EXERCISE BRIEF: Without the pictures, repeat the listing character for character.

DATA BLOCK:
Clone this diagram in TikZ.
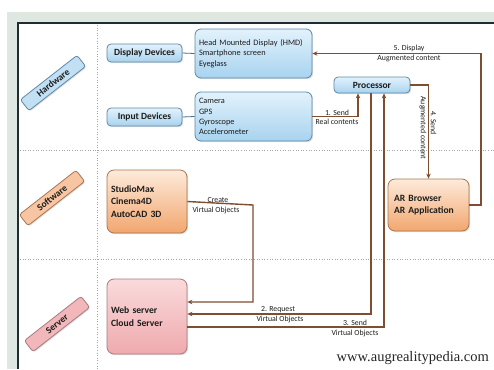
\documentclass[tikz,border=0pt]{standalone}
\usepackage{fontspec}
\setmainfont{Carlito}
\newfontfamily\urlfont{Liberation Serif}
\usetikzlibrary{arrows.meta,shadows}
\definecolor{bluetop}{HTML}{E2F2FC}
\definecolor{bluebot}{HTML}{A8D3EF}
\definecolor{blueline}{HTML}{5F88A8}
\definecolor{orgtop}{HTML}{FDEBDB}
\definecolor{orgbot}{HTML}{F2A66E}
\definecolor{orgline}{HTML}{A8764F}
\definecolor{pinktop}{HTML}{FADADB}
\definecolor{pinkbot}{HTML}{EFAAAE}
\definecolor{pinkline}{HTML}{A87C7E}
\definecolor{brownarr}{HTML}{7E4E30}
\definecolor{frameband}{HTML}{DFE7E1}
\definecolor{framedark}{HTML}{1E2C33}
\definecolor{txt}{HTML}{1C1C1C}
\tikzset{
  base/.style={rounded corners=4pt, draw, line width=0.8pt, text=txt,
    drop shadow={opacity=0.25, shadow xshift=1.2pt, shadow yshift=-1.2pt}},
  bluebox/.style={base, draw=blueline, top color=bluetop, bottom color=bluebot},
  orgbox/.style={base, draw=orgline, top color=orgtop, bottom color=orgbot},
  pinkbox/.style={base, draw=pinkline, top color=pinktop, bottom color=pinkbot},
  devbox/.style={bluebox, minimum width=75pt, minimum height=18pt, inner sep=1pt,
    font=\fontsize{9.5}{11}\selectfont\bfseries},
  listbox/.style={bluebox, rounded corners=6pt, minimum width=117pt, minimum height=49pt,
    text width=109pt, inner sep=4pt, align=left, font=\fontsize{8.3}{10.3}\selectfont},
  bigbox/.style={rounded corners=7pt, minimum width=80pt, text width=72pt, inner sep=4pt,
    align=left, font=\fontsize{9.6}{12.5}\selectfont\bfseries},
  seclabel/.style={rounded corners=2.5pt, draw, line width=0.8pt, minimum width=72pt,
    minimum height=14pt, inner sep=1pt, rotate=38, text=txt,
    font=\fontsize{9.5}{10}\selectfont\bfseries,
    drop shadow={opacity=0.25, shadow xshift=1pt, shadow yshift=-1pt}},
  arr/.style={draw=brownarr, line width=1.4pt, -{Stealth[length=5pt,width=4.5pt]}},
  gline/.style={draw=blueline!80!black, line width=0.8pt},
  lbl/.style={inner sep=0.5pt, text=txt, font=\fontsize{7.8}{8.5}\selectfont},
  sep/.style={draw=gray!70, line width=0.6pt, dotted},
}
\begin{document}
\begin{tikzpicture}[x=1pt,y=-1pt]
\useasboundingbox (0,0) rectangle (494,369);
% frame
\fill[white] (0,0) rectangle (494,369);
\fill[frameband] (7,12) rectangle (494,369);
\fill[white] (18,23) rectangle (494,369);
\draw[framedark, line width=2.6pt] (18,369) -- (18,23) -- (494,23);
% separators
\draw[sep] (97,25) -- (97,369);
\draw[sep] (20,150) -- (494,150);
\draw[sep] (20,259) -- (494,259);
% section labels
\node[seclabel, draw=blueline, fill=bluebot!70!white] (hw) at (53,83) {Hardware};
\node[seclabel, draw=orgline, fill=orgbot!65!white] (sw) at (52,198) {Software};
\node[seclabel, draw=pinkline, fill=pinkbot!85!white] (sv) at (57,324) {Server};
% hardware
\node[devbox] (dd) at (144.5,53) {Display Devices};
\node[devbox] (id) at (144.5,117) {Input Devices};
\node[listbox] (dl) at (253.5,53.5) {Head Mounted Display (HMD)\\Smartphone screen\\Eyeglass};
\node[listbox] (il) at (253.5,116.5) {Camera\\GPS\\Gyroscope\\Accelerometer};
\node[bluebox, minimum width=76pt, minimum height=16pt, inner sep=1pt,
  font=\fontsize{9.5}{11}\selectfont\bfseries] (proc) at (372,85) {Processor};
% software / server / AR
\node[orgbox, bigbox, minimum height=63pt] (studio) at (147,201.5) {StudioMax\\Cinema4D\\AutoCAD 3D};
\node[pinkbox, bigbox, minimum height=75pt] (web) at (147,316.5) {Web server\\Cloud Server};
\node[orgbox, bigbox, minimum width=81pt, text width=69pt, minimum height=52pt, inner sep=6pt] (arb) at (428.5,205) {AR Browser\\AR Application};
% device connectors
\draw[gline] (dd.east) -- (dl.west);
\draw[gline] (id.east) -- (il.west);
% flows
\draw[arr] (il.east) -| ([xshift=-14pt]proc.south);
\node[lbl, anchor=south] (l1a) at (337,116) {1. Send};
\node[lbl, anchor=north] (l1b) at (337,118) {Real contents};
\coordinate (c5) at (481,205);
\draw[arr] (arb.east) -- (c5) |- (dl.east);
\node[lbl, anchor=south] (l5a) at (409,52) {5. Display};
\node[lbl, anchor=north] (l5b) at (409,54.5) {Augmented content};
\draw[arr] (proc.east) -| (arb.north);
\node[lbl, rotate=-90, anchor=south] (l4a) at (430,123) {4. Send};
\node[lbl, rotate=-90, anchor=north] (l4b) at (427,128) {Augmented content};
\coordinate (c2) at (253,205);
\draw[arr] (studio.east) -- (c2) |- ([yshift=14.5pt]web.east);
\node[lbl, anchor=south] (lca) at (218,203.5) {Create};
\node[lbl, anchor=north] (lcb) at (216,206) {Virtual Objects};
\draw[arr] ([xshift=-1pt]proc.south) |- ([yshift=2.5pt]web.east);
\node[lbl, anchor=south] (l2a) at (278,313) {2. Request};
\node[lbl, anchor=north] (l2b) at (280,315.5) {Virtual Objects};
\coordinate (c3) at (384,327);
\draw[arr] ([yshift=-10.5pt]web.east) -- (c3) -- ([xshift=12pt]proc.south);
\node[lbl, anchor=south] (l3a) at (355,326.5) {3. Send};
\node[lbl, anchor=north] (l3b) at (355,329) {Virtual Objects};
% url
\node[font=\urlfont\fontsize{14.5}{15}\selectfont, text=black!85, inner sep=0pt, anchor=east] (url) at (489,358) {www.augrealitypedia.com};
\end{tikzpicture}
\end{document}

TASK ANSWER:
Clone this diagram in TikZ.
\documentclass[tikz,border=0pt]{standalone}
\usepackage{fontspec}
\setmainfont{Carlito}
\newfontfamily\urlfont{Liberation Serif}
\usetikzlibrary{arrows.meta,shadows}
\definecolor{bluetop}{HTML}{E2F2FC}
\definecolor{bluebot}{HTML}{A8D3EF}
\definecolor{blueline}{HTML}{5F88A8}
\definecolor{orgtop}{HTML}{FDEBDB}
\definecolor{orgbot}{HTML}{F2A66E}
\definecolor{orgline}{HTML}{A8764F}
\definecolor{pinktop}{HTML}{FADADB}
\definecolor{pinkbot}{HTML}{EFAAAE}
\definecolor{pinkline}{HTML}{A87C7E}
\definecolor{brownarr}{HTML}{7E4E30}
\definecolor{frameband}{HTML}{DFE7E1}
\definecolor{framedark}{HTML}{1E2C33}
\definecolor{txt}{HTML}{1C1C1C}
\tikzset{
  base/.style={rounded corners=4pt, draw, line width=0.8pt, text=txt,
    drop shadow={opacity=0.25, shadow xshift=1.2pt, shadow yshift=-1.2pt}},
  bluebox/.style={base, draw=blueline, top color=bluetop, bottom color=bluebot},
  orgbox/.style={base, draw=orgline, top color=orgtop, bottom color=orgbot},
  pinkbox/.style={base, draw=pinkline, top color=pinktop, bottom color=pinkbot},
  devbox/.style={bluebox, minimum width=75pt, minimum height=18pt, inner sep=1pt,
    font=\fontsize{9.5}{11}\selectfont\bfseries},
  listbox/.style={bluebox, rounded corners=6pt, minimum width=117pt, minimum height=49pt,
    text width=109pt, inner sep=4pt, align=left, font=\fontsize{8.3}{10.3}\selectfont},
  bigbox/.style={rounded corners=7pt, minimum width=80pt, text width=72pt, inner sep=4pt,
    align=left, font=\fontsize{9.6}{12.5}\selectfont\bfseries},
  seclabel/.style={rounded corners=2.5pt, draw, line width=0.8pt, minimum width=72pt,
    minimum height=14pt, inner sep=1pt, rotate=38, text=txt,
    font=\fontsize{9.5}{10}\selectfont\bfseries,
    drop shadow={opacity=0.25, shadow xshift=1pt, shadow yshift=-1pt}},
  arr/.style={draw=brownarr, line width=1.4pt, -{Stealth[length=5pt,width=4.5pt]}},
  gline/.style={draw=blueline!80!black, line width=0.8pt},
  lbl/.style={inner sep=0.5pt, text=txt, font=\fontsize{7.8}{8.5}\selectfont},
  sep/.style={draw=gray!70, line width=0.6pt, dotted},
}
\begin{document}
\begin{tikzpicture}[x=1pt,y=-1pt]
\useasboundingbox (0,0) rectangle (494,369);
% frame
\fill[white] (0,0) rectangle (494,369);
\fill[frameband] (7,12) rectangle (494,369);
\fill[white] (18,23) rectangle (494,369);
\draw[framedark, line width=2.6pt] (18,369) -- (18,23) -- (494,23);
% separators
\draw[sep] (97,25) -- (97,369);
\draw[sep] (20,150) -- (494,150);
\draw[sep] (20,259) -- (494,259);
% section labels
\node[seclabel, draw=blueline, fill=bluebot!70!white] (hw) at (53,83) {Hardware};
\node[seclabel, draw=orgline, fill=orgbot!65!white] (sw) at (52,198) {Software};
\node[seclabel, draw=pinkline, fill=pinkbot!85!white] (sv) at (57,324) {Server};
% hardware
\node[devbox] (dd) at (144.5,53) {Display Devices};
\node[devbox] (id) at (144.5,117) {Input Devices};
\node[listbox] (dl) at (253.5,53.5) {Head Mounted Display (HMD)\\Smartphone screen\\Eyeglass};
\node[listbox] (il) at (253.5,116.5) {Camera\\GPS\\Gyroscope\\Accelerometer};
\node[bluebox, minimum width=76pt, minimum height=16pt, inner sep=1pt,
  font=\fontsize{9.5}{11}\selectfont\bfseries] (proc) at (372,85) {Processor};
% software / server / AR
\node[orgbox, bigbox, minimum height=63pt] (studio) at (147,201.5) {StudioMax\\Cinema4D\\AutoCAD 3D};
\node[pinkbox, bigbox, minimum height=75pt] (web) at (147,316.5) {Web server\\Cloud Server};
\node[orgbox, bigbox, minimum width=81pt, text width=69pt, minimum height=52pt, inner sep=6pt] (arb) at (428.5,205) {AR Browser\\AR Application};
% device connectors
\draw[gline] (dd.east) -- (dl.west);
\draw[gline] (id.east) -- (il.west);
% flows
\draw[arr] (il.east) -| ([xshift=-14pt]proc.south);
\node[lbl, anchor=south] (l1a) at (337,116) {1. Send};
\node[lbl, anchor=north] (l1b) at (337,118) {Real contents};
\coordinate (c5) at (481,205);
\draw[arr] (arb.east) -- (c5) |- (dl.east);
\node[lbl, anchor=south] (l5a) at (409,52) {5. Display};
\node[lbl, anchor=north] (l5b) at (409,54.5) {Augmented content};
\draw[arr] (proc.east) -| (arb.north);
\node[lbl, rotate=-90, anchor=south] (l4a) at (430,123) {4. Send};
\node[lbl, rotate=-90, anchor=north] (l4b) at (427,128) {Augmented content};
\coordinate (c2) at (253,205);
\draw[arr] (studio.east) -- (c2) |- ([yshift=14.5pt]web.east);
\node[lbl, anchor=south] (lca) at (218,203.5) {Create};
\node[lbl, anchor=north] (lcb) at (216,206) {Virtual Objects};
\draw[arr] ([xshift=-1pt]proc.south) |- ([yshift=2.5pt]web.east);
\node[lbl, anchor=south] (l2a) at (278,313) {2. Request};
\node[lbl, anchor=north] (l2b) at (280,315.5) {Virtual Objects};
\coordinate (c3) at (384,327);
\draw[arr] ([yshift=-10.5pt]web.east) -- (c3) -- ([xshift=12pt]proc.south);
\node[lbl, anchor=south] (l3a) at (355,326.5) {3. Send};
\node[lbl, anchor=north] (l3b) at (355,329) {Virtual Objects};
% url
\node[font=\urlfont\fontsize{14.5}{15}\selectfont, text=black!85, inner sep=0pt, anchor=east] (url) at (489,358) {www.augrealitypedia.com};
\end{tikzpicture}
\end{document}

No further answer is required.